# fla license



## Tom G (Sep 4, 2005)

Coming to fla for vacation. Do I need license to surf fish ? If so how much does it cost I will be there 2 weeks


----------



## The Crew (Jul 8, 2007)

http://myfwc.com/License/LicPermit_SWFishing.htm


----------



## smacks fanatic (Oct 16, 2010)

dont need one on a pier. if surffishing you can get one at a local tackle shop or walmart or sporting good retailers near the beach.:fishing:


----------



## johnfitz46 (Apr 13, 2010)

smacks fanatic said:


> dont need one on a pier. if surffishing you can get one at a local tackle shop or walmart or sporting good retailers near the beach.:fishing:


Some piers, not all piers.
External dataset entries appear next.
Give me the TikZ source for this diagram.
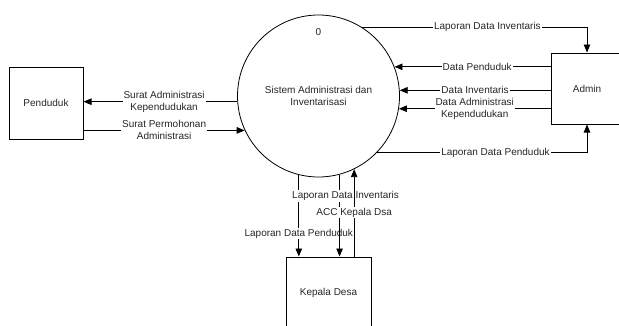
\documentclass[tikz,border=0pt]{standalone}
\usepackage{fontspec}
\setmainfont{Liberation Sans}
\usetikzlibrary{arrows.meta}
\begin{document}
\begin{tikzpicture}[x=1pt,y=1pt,
  every node/.style={font=\fontsize{10}{12}\selectfont, text=black!85},
  box/.style={draw, line width=1pt, inner sep=0pt},
  arr/.style={draw, line width=0.9pt, -{Triangle[length=8pt,width=6.5pt]}},
  lbl/.style={fill=white, inner sep=1pt, align=center}]
\clip (0,0) rectangle (619,325);
\fill[white] (0,0) rectangle (619,325);
% nodes
\node[circle, draw, line width=0.8pt, minimum size=162pt, inner sep=0pt, align=center] (sys) at (318.5,229) {Sistem Administrasi dan\\Inventarisasi};
\node (zero) at (318.5,293) {0};
\node[box, minimum width=74pt, minimum height=72pt] (pend) at (46,222) {Penduduk};
\node[box, minimum width=72pt, minimum height=71pt] (adm) at (587,236.5) {Admin};
\node[box, minimum width=85pt, minimum height=72pt] (kep) at (328.5,32) {Kepala Desa};
% left connectors
\draw[arr] (sys.184.25) -- node[lbl,pos=0.476]{Surat Administrasi\\Kependudukan} (sys.184.25 -| pend.east);
\draw[arr] (sys.205.6 -| pend.east) -- node[lbl,pos=0.5]{Surat Permohonan\\Administrasi} (sys.205.6);
% right connectors
\draw[arr] (sys.58.4) -- node[lbl,pos=0.558]{Laporan Data Inventaris} (sys.58.4 -| adm.north) -- (adm.north);
\draw[arr] (sys.21 -| adm.west) -- node[lbl,pos=0.47]{Data Penduduk} (sys.21);
\draw[arr] (sys.4.96 -| adm.west) -- node[lbl,pos=0.5]{Data Inventaris} (sys.4.96);
\draw[arr] (sys.-9.24 -| adm.west) -- node[lbl,pos=0.5]{Data Administrasi\\Kependudukan} (sys.-9.24);
\draw[arr] (sys.-44.7) -- node[lbl,pos=0.564]{Laporan Data Penduduk} (sys.-44.7 -| adm.south) -- (adm.south);
% bottom connectors
\draw[arr] (sys.256.8) -- node[lbl,pos=0.72]{Laporan Data Penduduk} (sys.256.8 |- kep.north);
\draw[arr] (sys.-75.35) -- node[lbl,pos=0.26,xshift=6pt]{Laporan Data Inventaris} (sys.-75.35 |- kep.north);
\draw[arr] (sys.-64 |- kep.north) -- node[lbl,pos=0.5]{ACC Kepala Dsa} (sys.-64);
\end{tikzpicture}
\end{document}
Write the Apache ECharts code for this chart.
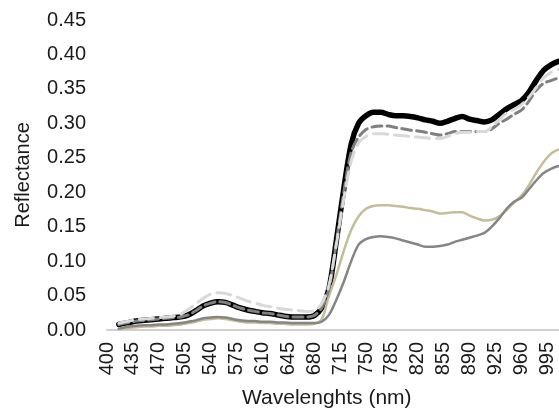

Just depends on whether the pier has a blanket license or not.


----------



## BentHook (Dec 22, 2002)

Tom G said:


> Coming to fla for vacation. Do I need license to surf fish ? If so how much does it cost I will be there 2 weeks


The shoreline fishing license is available to Florida residents only. Nonresident saltwater anglers must purchase a regular nonresident saltwater fishing license at $17 for three days, $30 for seven days or $47 for one year, regardless of whether they fish from shore or a vessel. These prices include administrative fees, but handling fees are additional.


----------